Question

solve the following inequation: x+3≤(1-x^2)/(2-x)

Answer 1

"inequation"

Haha!

Well, why don't you try solving\[x+3=\frac{1-x^2}{2-x}\]instead?

Answer 2

\[2<x\leq 5 \]

Answer 3

\[x+3 \le \frac{1-x^2}{2-x}\]
\[x+3-\frac{1-x^2}{2-x} \le 0\]

\[\frac{(x+3)(2-x)-(1-x^2)}{2-x} \le 0\]

\[\frac{(2x-x^2+6-3x)-(1-x^2)}{2-x} \le 0\]
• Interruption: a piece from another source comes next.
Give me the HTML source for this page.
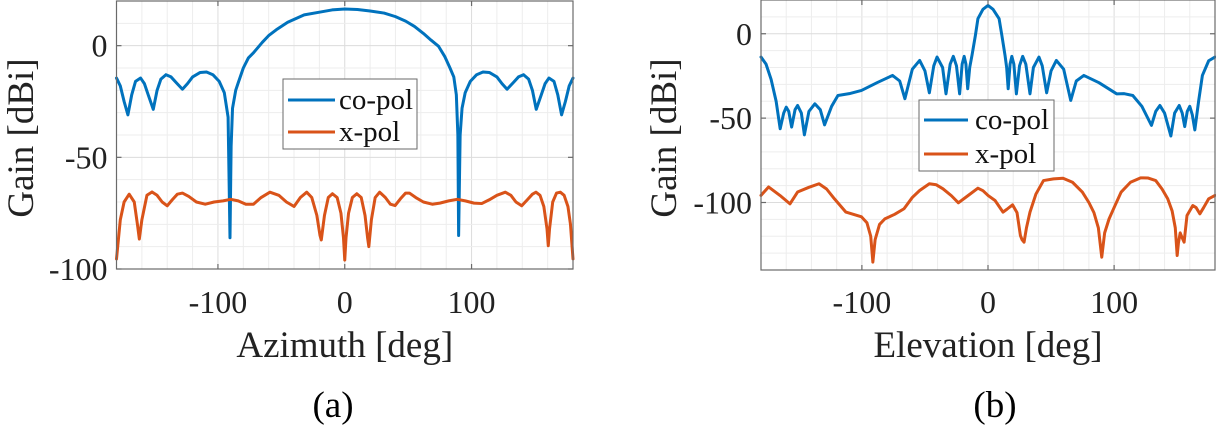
<!DOCTYPE html>
<html><head><meta charset="utf-8">
<style>
html,body{margin:0;padding:0;background:#fff;}
svg{display:block;}
svg text{font-family:"Liberation Serif","DejaVu Serif",serif !important;}
</style></head>
<body>
<svg id="fig" width="1216" height="425" viewBox="0 0 1216 425" xmlns="http://www.w3.org/2000/svg"></svg>
<script>
// ---- Panel (a): azimuth ----
const azCoAngles = [-180,-177,-174,-171,-168,-165,-161,-158,-155,-151,-148,-145,-141,-137,-133,-128,-124,-120,-114,-109,-104,-99,-95,-92,-90.5,-89.6,-88.5,-86,-84,-80,-76,-72,-65,-60,-54,-45,-32,-20,-10,0,10,20,31,40,48,55,62,68,74,79,83,86,88,89.2,89.8,91,92.5,95,99,104,109,114,120,124,128,133,137,141,145,148,151,155,158,161,165,168,171,174,177,180];
const azCoValues = [-14.5,-18,-25,-31,-22,-16,-14.5,-17,-22,-28.5,-20,-15,-13,-14,-16.5,-19.5,-17,-14,-12,-11.8,-13,-16,-21,-32,-86,-45,-28,-20,-16.6,-10,-5.5,-3.2,1.5,4.5,7.1,10.5,13.8,15,16,16.4,16.2,15.5,14.6,13,11,8.6,5.5,2.5,-0.3,-5,-10,-14,-22,-40,-85,-40,-28,-21,-16,-13,-11.8,-12,-14,-17,-19.5,-16.5,-14,-13,-15,-20,-28.5,-22,-17,-14.5,-16,-22,-31,-25,-18,-14.5];
const azXAngles = [-180,-177,-174,-170,-166,-163.5,-162,-160,-156,-152,-148,-144,-140,-136,-132,-128,-123,-117,-110,-103,-96,-90,-84,-78,-72,-66,-59,-52,-46,-40,-35,-30,-26,-22,-19.5,-18.5,-16,-13,-9.7,-6,-3,-1,0,1,3,6,9.5,13,16,18,19,21,24,27.5,32,36,39.7,44,48,51,56,62,69,75,82,88.7,95,102,108,114,120,126.6,131,135,139.5,144,148,150.8,154,157,159.5,160.5,161.5,164,167,170,173,176,178,180];
const azXValues = [-95.5,-78,-70,-66.5,-70,-80,-86.6,-78,-67,-65.5,-67,-70,-71.7,-69,-66.5,-66,-67.5,-70,-71,-70,-69.5,-68.8,-69.5,-71,-71,-68,-65.6,-67,-70,-72,-68,-65.6,-68,-76,-85,-87,-76,-68,-66.3,-68,-75,-86,-96,-86,-75,-68,-66.3,-68,-76,-86,-90,-78,-68,-65.6,-68,-71,-71.6,-68.5,-66,-66,-68,-70,-71,-70.5,-69.5,-68.8,-69.5,-70.5,-70.7,-69,-67,-65.6,-67,-70,-71.7,-69,-66.5,-65.6,-67,-72,-82,-89.6,-82,-70,-66,-65.6,-67,-72,-80,-95.5];
const azXTicks = [-100,0,100];
const azYTicks = [0,-50,-100];
const azYTickLabels = ["0","-50","-100"];

// ---- Panel (b): elevation ----
const elCoAngles = [-180,-176,-172,-168,-164.8,-162,-160,-158,-155.7,-153,-151,-148,-145.6,-142,-137.3,-133,-129.6,-124,-119,-110,-100.3,-88,-75.7,-70,-65.9,-60,-54.2,-50,-46.5,-43,-40.4,-36,-33.3,-30,-27.5,-25,-22.5,-20.5,-18.9,-17.5,-16.1,-14.5,-12.7,-10,-8,-4,0,4,8.8,11,13.5,14.8,16,17.5,18.9,20.5,22.5,25,27.5,30,33.3,36,40.4,43,46.5,50,54.2,60,65.6,70,76,88,102,108,114.8,122,129.6,133,136.3,140,145,148,151.6,154,156,158,160,162,164,167,170,175,180];
const elCoValues = [-13.8,-18,-27,-40,-56.3,-47,-43.5,-46,-55.3,-45,-42.5,-47,-59.9,-46,-41.5,-45,-54,-43,-36.6,-35.5,-33.6,-29,-24.7,-28,-38.5,-21,-15.8,-22,-35,-19,-13.8,-20,-35.6,-18,-13.4,-19,-35.6,-18,-13.4,-18,-32.6,-20,-12.8,-1,8.9,14.5,16.8,14.5,8.9,-1,-12.8,-20,-32.6,-18,-13.4,-18,-35.6,-19,-13.4,-18,-35.6,-20,-13.8,-19,-35,-22,-15.8,-21,-39.5,-28,-24.7,-29,-35.6,-35.5,-36.6,-43,-54.3,-46,-42.5,-47,-60.6,-47,-42.5,-47,-55,-46,-43,-48,-57,-40,-24.7,-16,-13.8];
const elXAngles = [-180,-174,-165,-157,-151,-142,-134,-128,-121.8,-112.7,-100.3,-96,-93,-91.3,-89.5,-86,-81.8,-74,-66.6,-60,-54.2,-46.5,-41,-35.7,-29,-23.5,-16,-8,-4,0,5.6,11.9,15,19.5,23,25.7,27,28.6,30.5,33.3,38,44,52,59.5,67,74.8,80,84,87.5,90.2,92.5,96,100,105.6,113,121,127,133,138,142.5,146,148.5,150,151,152.4,154,155.5,157.8,162.4,165,168,171,175,180];
const elXValues = [-95.8,-90.8,-95.8,-100.8,-93.8,-91,-88.9,-92,-97.8,-105.7,-108.5,-112,-120,-135.3,-122,-113,-109.7,-107,-103.7,-97,-92.9,-88.9,-89.5,-91.9,-96,-100.2,-96,-91.5,-93,-95.8,-98.8,-105.7,-104,-101.4,-106,-119.6,-122,-123.5,-115,-105.7,-95,-87,-86,-85.6,-88,-93.8,-100,-106,-115,-132.4,-118,-109.7,-103,-93.8,-88,-85.4,-85.5,-87,-92,-97.8,-105,-115,-131.4,-124,-118,-121,-123.5,-107.7,-101.8,-103,-106.7,-103,-97.8,-95.8];
const elXTicks = [-100,0,100];
const elYTicks = [0,-50,-100];
const elYTickLabels = ["0","-50","-100"];

const NS = "http://www.w3.org/2000/svg";
const svg = document.getElementById('fig');
function mk(tag, attrs, parent){
  const e = document.createElementNS(NS, tag);
  for (const k in attrs) e.setAttribute(k, attrs[k]);
  (parent||svg).appendChild(e);
  return e;
}

function panel(cfg){
  const g = mk('g', {});
  
  
  const L=cfg.x0, R=cfg.x1, T=cfg.y0, B=cfg.y1;
  const sx = v => L + (v - (-180)) / 360 * (R - L);
  const sy = v => T + (cfg.ymax - v) / (cfg.ymax - cfg.ymin) * (B - T);
  const grid = mk('g', {}, g);
  
  
  for (let d=-160; d<180; d+=20){
    const maj = cfg.xticks.includes(d);
    mk('line',{x1:sx(d),x2:sx(d),y1:T,y2:B,stroke:maj?'#dcdcdc':'#ededed','stroke-width':1},grid);
  }
  for (let v=cfg.ymin+10; v<cfg.ymax; v+=10){
    const maj = cfg.yticks.includes(v);
    mk('line',{x1:L,x2:R,y1:sy(v),y2:sy(v),stroke:maj?'#dcdcdc':'#ededed','stroke-width':1},grid);
  }
  function series(xs, ys, color, name){
    let d = '';
    for (let i=0;i<xs.length;i++) d += (i?'L':'M') + sx(xs[i]).toFixed(2) + ',' + sy(ys[i]).toFixed(2);
    const p = mk('path',{d:d,fill:'none',stroke:color,'stroke-width':3,'stroke-linejoin':'round','stroke-linecap':'round'},g);
    
    
  }
  series(cfg.coX, cfg.coY, '#0072BD', 'co-pol-line');
  series(cfg.xX, cfg.xY, '#D95319', 'x-pol-line');
  const box = mk('rect',{x:L,y:T,width:R-L,height:B-T,fill:'none',stroke:'#6a6a6a','stroke-width':1.2},g);
  
  
  cfg.xticks.forEach(t=>{
    mk('line',{x1:sx(t),x2:sx(t),y1:B,y2:B-5,stroke:'#6a6a6a','stroke-width':1.2},g);
    mk('line',{x1:sx(t),x2:sx(t),y1:T,y2:T+5,stroke:'#6a6a6a','stroke-width':1.2},g);
    const tx = mk('text',{x:sx(t),y:313,'font-size':32,'text-anchor':'middle',fill:'#222'},g);
    tx.textContent = String(t);
    
    
  });
  cfg.yticks.forEach((t,i)=>{
    mk('line',{x1:L,x2:L+5,y1:sy(t),y2:sy(t),stroke:'#6a6a6a','stroke-width':1.2},g);
    mk('line',{x1:R,x2:R-5,y1:sy(t),y2:sy(t),stroke:'#6a6a6a','stroke-width':1.2},g);
    const ty = mk('text',{x:L-9,y:sy(t)+11,'font-size':32,'text-anchor':'end',fill:'#222'},g);
    ty.textContent = cfg.ylabels[i];
    
    
  });
  const xl = mk('text',{x:(L+R)/2,y:357,'font-size':37,'text-anchor':'middle',fill:'#222'},g);
  xl.textContent = cfg.xlabel;
  
  
  const yl = mk('text',{x:0,y:0,'font-size':37,'text-anchor':'middle',fill:'#222',transform:'translate('+(cfg.ylx)+',138) rotate(-90)'},g);
  yl.textContent = 'Gain [dBi]';
  
  
  const cap = mk('text',{x:cfg.capx,y:417,'font-size':37,'text-anchor':'middle',fill:'#000'},g);
  cap.textContent = cfg.caption;
  
  
  const lg = mk('g',{},g);
  
  
  const b = cfg.leg;
  mk('rect',{x:b.x,y:b.y,width:b.w,height:b.h,fill:'#fff',stroke:'#6a6a6a','stroke-width':1},lg);
  const e1 = mk('g',{},lg);
  
  
  mk('line',{x1:b.lx0,x2:b.lx1,y1:b.b1-9,y2:b.b1-9,stroke:'#0072BD','stroke-width':3},e1);
  const t1 = mk('text',{x:b.tx,y:b.b1,'font-size':29,fill:'#111'},e1);
  t1.textContent='co-pol';
  const e2 = mk('g',{},lg);
  
  
  mk('line',{x1:b.lx0,x2:b.lx1,y1:b.b2-9,y2:b.b2-9,stroke:'#D95319','stroke-width':3},e2);
  const t2 = mk('text',{x:b.tx,y:b.b2,'font-size':29,fill:'#111'},e2);
  t2.textContent='x-pol';
}

panel({name:'azimuth-chart',x0:116.5,x1:573,y0:1,y1:269,ymin:-100,ymax:20,
  coX:azCoAngles,coY:azCoValues,xX:azXAngles,xY:azXValues,
  xticks:azXTicks,yticks:azYTicks,ylabels:azYTickLabels,
  xlabel:'Azimuth [deg]',ylx:33,capx:333,caption:'(a)',
  leg:{x:283,y:79,w:134,h:70,lx0:288,lx1:335,tx:339,b1:109,b2:141}});
panel({name:'elevation-chart',x0:761,x1:1215,y0:0,y1:270,ymin:-140,ymax:20,
  coX:elCoAngles,coY:elCoValues,xX:elXAngles,xY:elXValues,
  xticks:elXTicks,yticks:elYTicks,ylabels:elYTickLabels,
  xlabel:'Elevation [deg]',ylx:676,capx:995,caption:'(b)',
  leg:{x:919,y:100,w:135,h:71,lx0:924,lx1:968,tx:975,b1:129,b2:163}});
</script>
</body></html>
\[\frac{-x^2+x^2+2x-3x+6-1}{2-x} \le 0\]
\[\frac{-x+5}{2-x} \le 0\]

so the expression (-x+5)/(2-x) is zero when x=5
the expression (-x+5)/(2-x) is undefined when x=2

so


--------|-----|----
2 5
-------------------
-x+5| + | + | -
|
2-x | + | - | -
==============
+ - +

so the expression (-x+5)/(2-x) is less than zero when 2<x<5

-----------------------------------------------
final answer
(-x+5)/(2-x) is less than or equal to when
\[2 \le x <5\]

Answer 4

oops

Answer 5

\[2 < x \le 5\]

Answer 6

Good work myininaya. I cheated and used the Mathematica "Reduce" function.

Answer 7

lol

Answer 8

thanks